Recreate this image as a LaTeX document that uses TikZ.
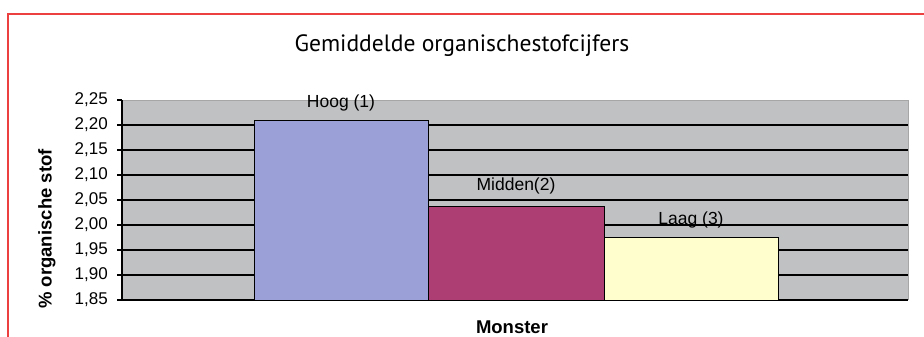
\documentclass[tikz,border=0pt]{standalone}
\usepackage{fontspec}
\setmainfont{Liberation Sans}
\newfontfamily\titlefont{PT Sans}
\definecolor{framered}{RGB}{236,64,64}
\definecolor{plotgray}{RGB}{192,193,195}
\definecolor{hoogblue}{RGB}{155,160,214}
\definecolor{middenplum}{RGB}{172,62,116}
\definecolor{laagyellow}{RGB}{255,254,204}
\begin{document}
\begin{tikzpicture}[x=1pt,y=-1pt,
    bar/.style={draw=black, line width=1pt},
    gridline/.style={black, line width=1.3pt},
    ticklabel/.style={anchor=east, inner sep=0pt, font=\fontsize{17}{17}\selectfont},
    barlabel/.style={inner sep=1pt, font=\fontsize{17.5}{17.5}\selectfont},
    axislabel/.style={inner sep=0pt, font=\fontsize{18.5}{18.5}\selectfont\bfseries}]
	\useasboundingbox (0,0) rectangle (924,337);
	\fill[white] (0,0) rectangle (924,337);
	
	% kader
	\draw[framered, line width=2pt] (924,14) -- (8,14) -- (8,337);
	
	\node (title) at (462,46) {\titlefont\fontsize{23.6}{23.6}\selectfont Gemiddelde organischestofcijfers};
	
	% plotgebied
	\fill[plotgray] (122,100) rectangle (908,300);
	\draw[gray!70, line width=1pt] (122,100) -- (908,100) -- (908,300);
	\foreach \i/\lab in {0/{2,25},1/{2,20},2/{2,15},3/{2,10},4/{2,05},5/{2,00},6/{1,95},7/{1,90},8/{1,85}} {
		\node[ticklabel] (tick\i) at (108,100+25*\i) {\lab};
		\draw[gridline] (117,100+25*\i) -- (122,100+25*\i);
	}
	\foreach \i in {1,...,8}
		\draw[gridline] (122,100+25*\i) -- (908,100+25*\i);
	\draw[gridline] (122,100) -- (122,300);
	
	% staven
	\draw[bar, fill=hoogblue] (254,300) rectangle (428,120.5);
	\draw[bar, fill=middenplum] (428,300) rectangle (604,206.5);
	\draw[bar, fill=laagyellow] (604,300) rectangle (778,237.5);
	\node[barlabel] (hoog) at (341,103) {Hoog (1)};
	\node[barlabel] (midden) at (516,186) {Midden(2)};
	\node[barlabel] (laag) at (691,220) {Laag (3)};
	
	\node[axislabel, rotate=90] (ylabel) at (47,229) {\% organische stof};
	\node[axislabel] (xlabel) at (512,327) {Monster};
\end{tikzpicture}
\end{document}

* **DIRECTIONS**:
Give the material again exactly as it is, but keep the pictures out.

* **SOLUTION**:
Recreate this image as a LaTeX document that uses TikZ.
\documentclass[tikz,border=0pt]{standalone}
\usepackage{fontspec}
\setmainfont{Liberation Sans}
\newfontfamily\titlefont{PT Sans}
\definecolor{framered}{RGB}{236,64,64}
\definecolor{plotgray}{RGB}{192,193,195}
\definecolor{hoogblue}{RGB}{155,160,214}
\definecolor{middenplum}{RGB}{172,62,116}
\definecolor{laagyellow}{RGB}{255,254,204}
\begin{document}
\begin{tikzpicture}[x=1pt,y=-1pt,
    bar/.style={draw=black, line width=1pt},
    gridline/.style={black, line width=1.3pt},
    ticklabel/.style={anchor=east, inner sep=0pt, font=\fontsize{17}{17}\selectfont},
    barlabel/.style={inner sep=1pt, font=\fontsize{17.5}{17.5}\selectfont},
    axislabel/.style={inner sep=0pt, font=\fontsize{18.5}{18.5}\selectfont\bfseries}]
	\useasboundingbox (0,0) rectangle (924,337);
	\fill[white] (0,0) rectangle (924,337);
	
	% kader
	\draw[framered, line width=2pt] (924,14) -- (8,14) -- (8,337);
	
	\node (title) at (462,46) {\titlefont\fontsize{23.6}{23.6}\selectfont Gemiddelde organischestofcijfers};
	
	% plotgebied
	\fill[plotgray] (122,100) rectangle (908,300);
	\draw[gray!70, line width=1pt] (122,100) -- (908,100) -- (908,300);
	\foreach \i/\lab in {0/{2,25},1/{2,20},2/{2,15},3/{2,10},4/{2,05},5/{2,00},6/{1,95},7/{1,90},8/{1,85}} {
		\node[ticklabel] (tick\i) at (108,100+25*\i) {\lab};
		\draw[gridline] (117,100+25*\i) -- (122,100+25*\i);
	}
	\foreach \i in {1,...,8}
		\draw[gridline] (122,100+25*\i) -- (908,100+25*\i);
	\draw[gridline] (122,100) -- (122,300);
	
	% staven
	\draw[bar, fill=hoogblue] (254,300) rectangle (428,120.5);
	\draw[bar, fill=middenplum] (428,300) rectangle (604,206.5);
	\draw[bar, fill=laagyellow] (604,300) rectangle (778,237.5);
	\node[barlabel] (hoog) at (341,103) {Hoog (1)};
	\node[barlabel] (midden) at (516,186) {Midden(2)};
	\node[barlabel] (laag) at (691,220) {Laag (3)};
	
	\node[axislabel, rotate=90] (ylabel) at (47,229) {\% organische stof};
	\node[axislabel] (xlabel) at (512,327) {Monster};
\end{tikzpicture}
\end{document}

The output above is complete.